## STATED TASK
Can you copy out the data exactly? Leave the images out.

## RECORDS PROVIDED
☆ ☆ ☆ ☆
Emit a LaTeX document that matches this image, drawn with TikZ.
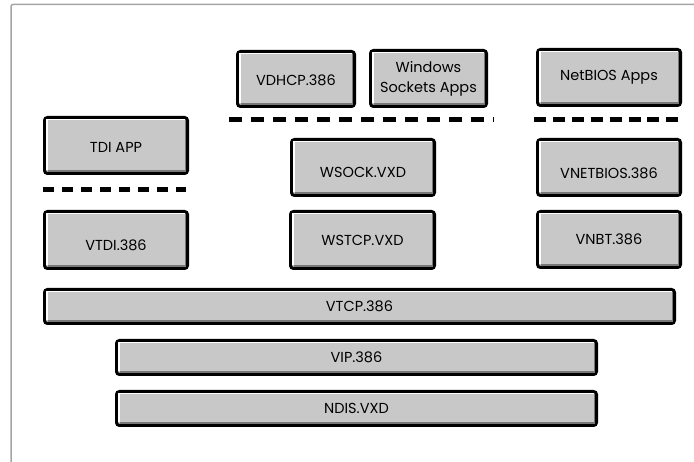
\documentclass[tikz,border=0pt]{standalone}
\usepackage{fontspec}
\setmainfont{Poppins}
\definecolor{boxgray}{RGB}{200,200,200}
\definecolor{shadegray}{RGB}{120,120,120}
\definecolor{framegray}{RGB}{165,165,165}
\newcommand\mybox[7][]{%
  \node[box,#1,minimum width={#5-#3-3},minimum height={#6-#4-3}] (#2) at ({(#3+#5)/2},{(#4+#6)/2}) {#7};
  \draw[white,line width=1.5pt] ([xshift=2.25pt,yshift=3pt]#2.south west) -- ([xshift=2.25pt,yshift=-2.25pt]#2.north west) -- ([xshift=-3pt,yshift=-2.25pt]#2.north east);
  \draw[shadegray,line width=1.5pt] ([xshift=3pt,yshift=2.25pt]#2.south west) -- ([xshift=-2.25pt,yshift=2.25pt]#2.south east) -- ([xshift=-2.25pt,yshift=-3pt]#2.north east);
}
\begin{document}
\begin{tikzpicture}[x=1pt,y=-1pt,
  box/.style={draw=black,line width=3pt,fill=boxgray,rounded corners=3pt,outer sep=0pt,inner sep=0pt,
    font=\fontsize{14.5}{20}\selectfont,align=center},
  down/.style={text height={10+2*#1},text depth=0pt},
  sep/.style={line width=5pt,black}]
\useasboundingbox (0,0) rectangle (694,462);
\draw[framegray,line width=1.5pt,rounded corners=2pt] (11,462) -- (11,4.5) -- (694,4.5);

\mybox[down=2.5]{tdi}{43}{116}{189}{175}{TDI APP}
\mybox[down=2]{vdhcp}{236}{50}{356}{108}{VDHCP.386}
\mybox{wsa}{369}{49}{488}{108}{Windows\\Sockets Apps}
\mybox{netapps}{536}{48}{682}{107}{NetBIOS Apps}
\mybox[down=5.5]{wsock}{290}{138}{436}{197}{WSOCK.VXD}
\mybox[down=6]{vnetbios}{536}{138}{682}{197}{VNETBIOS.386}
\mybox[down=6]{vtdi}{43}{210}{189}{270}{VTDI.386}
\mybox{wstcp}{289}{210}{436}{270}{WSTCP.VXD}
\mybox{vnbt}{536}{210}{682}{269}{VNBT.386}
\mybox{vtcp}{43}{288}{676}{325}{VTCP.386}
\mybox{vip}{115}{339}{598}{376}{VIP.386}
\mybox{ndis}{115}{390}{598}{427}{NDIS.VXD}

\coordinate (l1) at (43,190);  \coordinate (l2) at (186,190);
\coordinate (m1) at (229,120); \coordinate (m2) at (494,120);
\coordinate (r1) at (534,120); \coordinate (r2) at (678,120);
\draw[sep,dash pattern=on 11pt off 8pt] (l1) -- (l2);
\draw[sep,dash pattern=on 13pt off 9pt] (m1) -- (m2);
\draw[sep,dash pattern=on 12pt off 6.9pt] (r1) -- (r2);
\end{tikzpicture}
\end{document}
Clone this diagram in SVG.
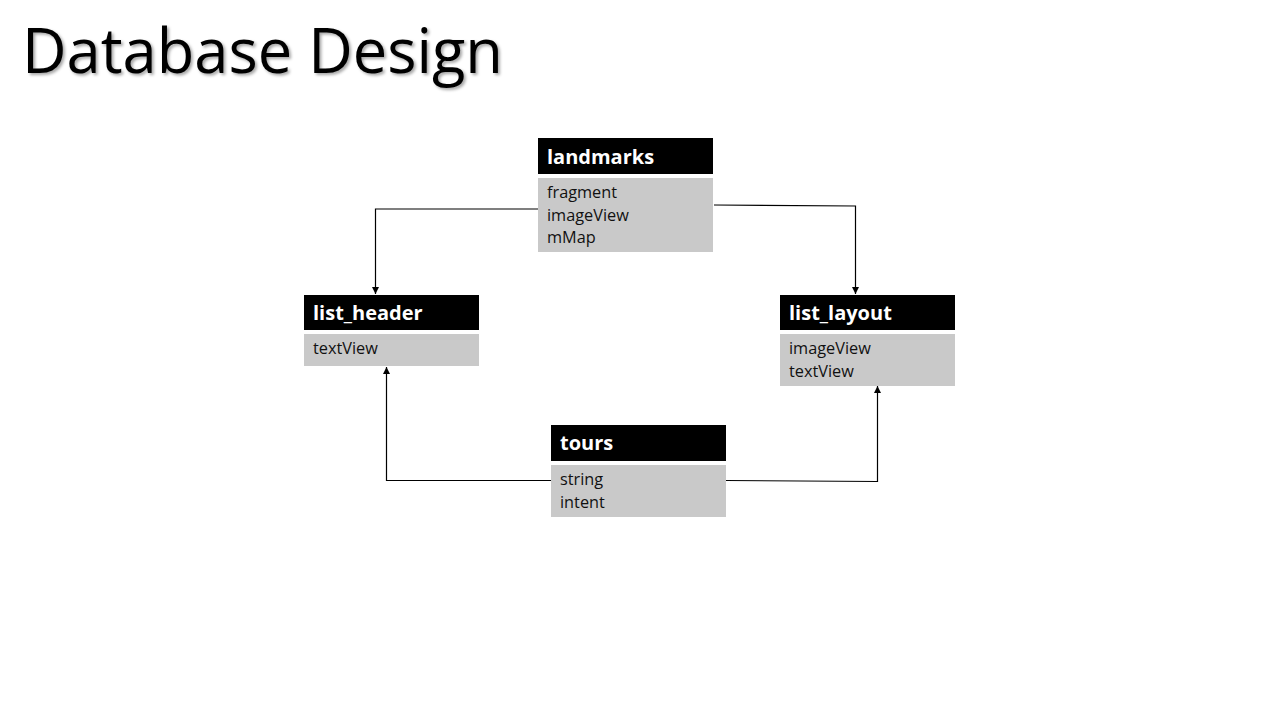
☆ ☆ ☆ ☆
## TASK OUTPUT
Emit a LaTeX document that matches this image, drawn with TikZ.
\documentclass[tikz,border=0pt]{standalone}
\usepackage{fontspec}
\setmainfont{Poppins}
\definecolor{boxgray}{RGB}{200,200,200}
\definecolor{shadegray}{RGB}{120,120,120}
\definecolor{framegray}{RGB}{165,165,165}
\newcommand\mybox[7][]{%
  \node[box,#1,minimum width={#5-#3-3},minimum height={#6-#4-3}] (#2) at ({(#3+#5)/2},{(#4+#6)/2}) {#7};
  \draw[white,line width=1.5pt] ([xshift=2.25pt,yshift=3pt]#2.south west) -- ([xshift=2.25pt,yshift=-2.25pt]#2.north west) -- ([xshift=-3pt,yshift=-2.25pt]#2.north east);
  \draw[shadegray,line width=1.5pt] ([xshift=3pt,yshift=2.25pt]#2.south west) -- ([xshift=-2.25pt,yshift=2.25pt]#2.south east) -- ([xshift=-2.25pt,yshift=-3pt]#2.north east);
}
\begin{document}
\begin{tikzpicture}[x=1pt,y=-1pt,
  box/.style={draw=black,line width=3pt,fill=boxgray,rounded corners=3pt,outer sep=0pt,inner sep=0pt,
    font=\fontsize{14.5}{20}\selectfont,align=center},
  down/.style={text height={10+2*#1},text depth=0pt},
  sep/.style={line width=5pt,black}]
\useasboundingbox (0,0) rectangle (694,462);
\draw[framegray,line width=1.5pt,rounded corners=2pt] (11,462) -- (11,4.5) -- (694,4.5);

\mybox[down=2.5]{tdi}{43}{116}{189}{175}{TDI APP}
\mybox[down=2]{vdhcp}{236}{50}{356}{108}{VDHCP.386}
\mybox{wsa}{369}{49}{488}{108}{Windows\\Sockets Apps}
\mybox{netapps}{536}{48}{682}{107}{NetBIOS Apps}
\mybox[down=5.5]{wsock}{290}{138}{436}{197}{WSOCK.VXD}
\mybox[down=6]{vnetbios}{536}{138}{682}{197}{VNETBIOS.386}
\mybox[down=6]{vtdi}{43}{210}{189}{270}{VTDI.386}
\mybox{wstcp}{289}{210}{436}{270}{WSTCP.VXD}
\mybox{vnbt}{536}{210}{682}{269}{VNBT.386}
\mybox{vtcp}{43}{288}{676}{325}{VTCP.386}
\mybox{vip}{115}{339}{598}{376}{VIP.386}
\mybox{ndis}{115}{390}{598}{427}{NDIS.VXD}

\coordinate (l1) at (43,190);  \coordinate (l2) at (186,190);
\coordinate (m1) at (229,120); \coordinate (m2) at (494,120);
\coordinate (r1) at (534,120); \coordinate (r2) at (678,120);
\draw[sep,dash pattern=on 11pt off 8pt] (l1) -- (l2);
\draw[sep,dash pattern=on 13pt off 9pt] (m1) -- (m2);
\draw[sep,dash pattern=on 12pt off 6.9pt] (r1) -- (r2);
\end{tikzpicture}
\end{document}
Clone this diagram in SVG.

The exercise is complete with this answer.